Each time the life of a shoe ends, it pains me to know that they must leave my life. I used keep all of them, but that’s just unnecessary clutter, impractical and it got down right disturbing…
Me and Kati were having coffee the other day, scoping out the new Wild Cross shoes that Salomon sent over to test out, when I brought up the need to cull my shoes and reorder some new rides for the summer. Most of the shoes in the current rotation have over 500 miles on them and are starting to wear down. Typically I can get 600-800 miles from a pair before starting to feel those tiny minor aches in the ole joints indicating the need for some fresh kicks. By the second cup of coffee I started talking about how hard it was to let go of some of those shoes and she offered up the suggestion, “maybe you could do a sort of obituary for each shoe? OMG! A SHOEBITUARY!”
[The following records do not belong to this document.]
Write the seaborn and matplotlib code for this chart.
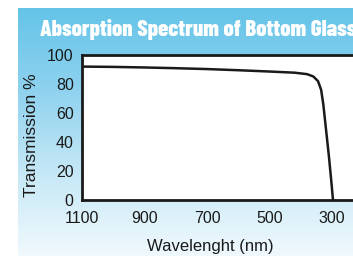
import numpy as np
import matplotlib
matplotlib.use("Agg")
import matplotlib.pyplot as plt
import seaborn as sns
import pandas as pd
from matplotlib.colors import LinearSegmentedColormap

sns.set_theme(style="white")
plt.rcParams['font.family'] = ['Liberation Sans', 'DejaVu Sans']

# transmission curve
wavelength = [1100, 1000, 900, 800, 700, 600, 500, 420, 380, 360, 345, 335, 328, 320, 310, 302, 297]
transmission = [92, 91.8, 91.4, 90.9, 90.3, 89.5, 88.6, 87.8, 86.8, 85.2, 82, 76, 66, 50, 30, 12, 0]
x_ticks = [1100, 900, 700, 500, 300]
y_ticks = [0, 20, 40, 60, 80, 100]

df = pd.DataFrame({"wavelength": wavelength, "transmission": transmission})

W, H = 353, 256
fig = plt.figure(figsize=(W / 100, H / 100), dpi=100)
fig.patch.set_facecolor("white")

# blue gradient panel behind the chart
bg = fig.add_axes([18 / W, 0, 1 - 18 / W, (H - 8) / H], zorder=0)
cmap = LinearSegmentedColormap.from_list("panel", ["#64c4e8", "#8fd2ef", "#c6e8f6", "#f0f9fd"])
bg.imshow(np.linspace(0, 1, 256).reshape(-1, 1), aspect="auto", cmap=cmap,
          extent=[0, 1, 0, 1], origin="upper")
bg.axis("off")

fig.text(40 / W, 1 - 36 / H, "Absorption Spectrum of Bottom Glass",
         family=["Barlow Condensed", "Liberation Sans", "DejaVu Sans"],
         fontweight=800, fontsize=16.5, color="white", ha="left", va="baseline")

ax = fig.add_axes([82 / W, 56 / H, 1 - 82 / W, 145 / H], zorder=1)
ax.set_facecolor("white")
sns.lineplot(data=df, x="wavelength", y="transmission", sort=False, ax=ax,
             color="#1a1a1a", linewidth=1.8)

ax.set_xlim(1100, 233)
ax.set_ylim(0, 100)
ax.set_xticks(x_ticks)
ax.set_yticks(y_ticks)
ax.grid(False)
for side in ["left", "bottom", "top"]:
    ax.spines[side].set_color("#1a1a1a")
    ax.spines[side].set_linewidth(2.0)
ax.spines["right"].set_visible(False)
ax.tick_params(axis="both", direction="out", length=4.5, width=1.7, color="#1a1a1a",
               labelsize=11.5, labelcolor="#1a1a1a")
ax.tick_params(axis="y", pad=1.5)
ax.tick_params(axis="x", pad=3.5)

ax.set_xlabel("Wavelenght (nm)", fontsize=12, color="#1a1a1a")
ax.set_ylabel("Transmission %", fontsize=12.5, color="#1a1a1a")
ax.xaxis.set_label_coords((210 - 82) / (W - 82), -(247 - 200) / 145)
ax.yaxis.set_label_coords(-(82 - 32) / (W - 82), (200 - 135) / 145)
ax.xaxis.label.set_va("center")
ax.yaxis.label.set_va("center")

fig.savefig("out.png", dpi=100)
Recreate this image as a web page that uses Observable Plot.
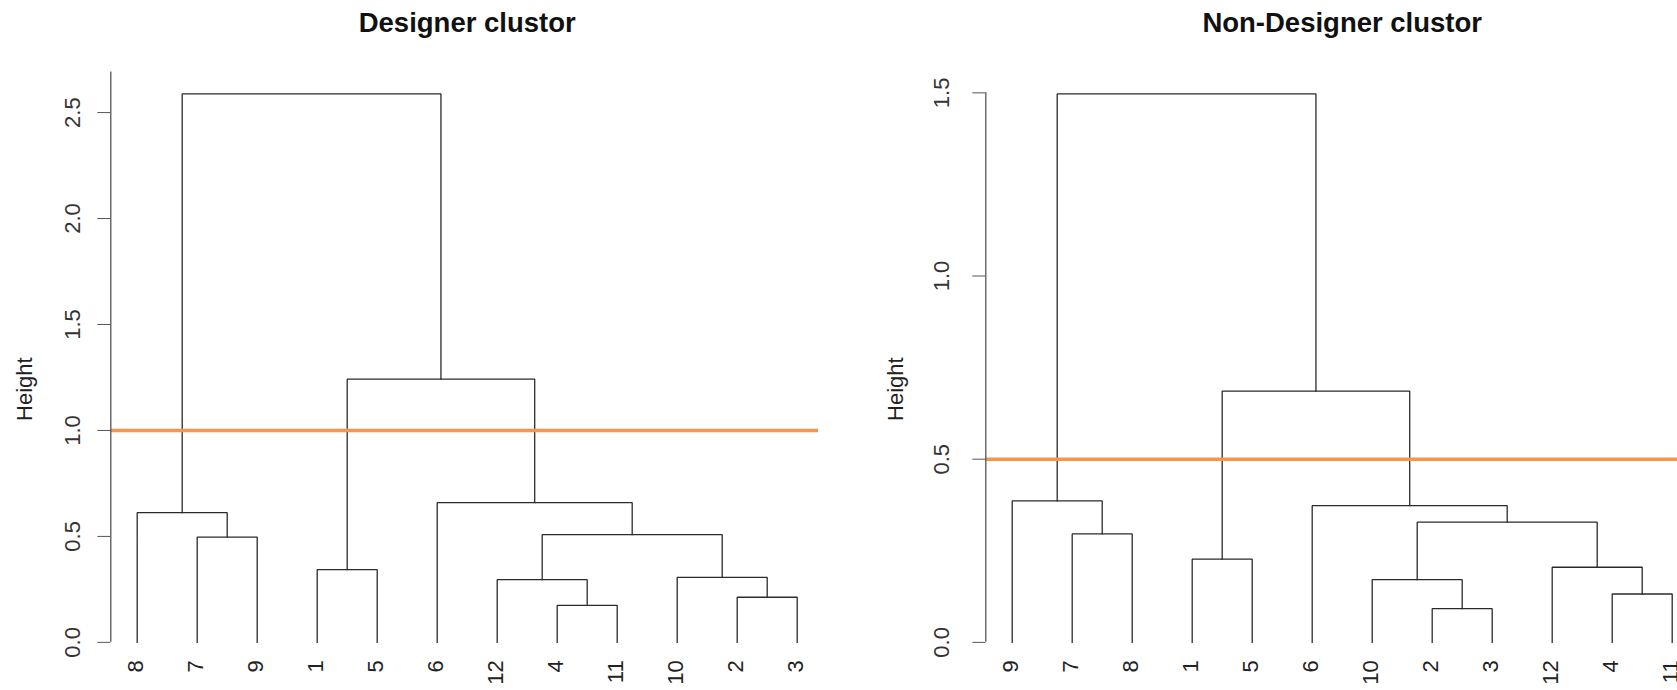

So instead of holding onto the shoes I love so dearly, I can do a short obituary detailing the shoes and some of the adventures they took me on! Sadly I won’t be able to recount the last 10yrs of wonderful shoe experiences, but going forward… I’ll be writing a shoebituary for all the shoes I retire or lay to rest.
In Loving Memory of:
“Rouge Ryders” – Salomon Sense Ride 3
Rough Ryders (Salomon Sense Ride 3 – Black), age 492 miles, passed away on Wednesday, June 8, 2020 at Falling Rock. It was sweltering summer day in Alabama with temperatures in the 90s with the humidity at 97%.
Rough Ryders was born early Spring 2020 and is the 3rd and newest generation of the Sense Ride shoe. RR enjoyed long, technical mountain outings and the highlight of her life came on May 16, 2020 when she covered a self-supported 44 mile loop in the Great Smoky Mountains called Gatlindome.
RR spent most of her days roaming the hills of Oak Mountain State Park and aided in leading hikes for the Make a Wish Trailblaze Challenge. Another life event for RR was the 4-day Smoky Mountain adventure binge called Smokefest.
Cause of death: broken lace holder
Pros: Super cushioned! Enjoyed the added padding for longer outings. The upper was very breathable and I found that the shoe drained very well. At first glance, I thought the shoe would be a bit heavy but found that it wasn’t noticeable in the long run. The Sense Ride 3 fit true to size (I wear a size 9 in practically all Salomon) and felt it had plenty of toe room. The shoe gripped wonderfully on technical terrain, but found the cushioning made running fire roads / asphalt surprisingly comfortable!
Cons: Honestly, it’s really hard to find anything wrong with this shoe! The toe cap of the shoe started to come undone at approximately 150 miles. It didn’t really affect the performance of the shoe, but was annoyed it started coming undone so soon. The upper is extremely breathable which led to multiple small tears in the upper. Again, didn’t really affect performance, but did allow small debris to enter the shoe.
Overall: I was surprised at how much I loved this shoe! I actually just placed an order another pair! I got right at 500 miles out of the shoe but feel if the lace holder didn’t shred, I could’ve probably got 200 or more miles on them. The cushion was a MAJOR plus and would highly recommend the shoe to any type of trail runner. This shoe gets a9/10 for me!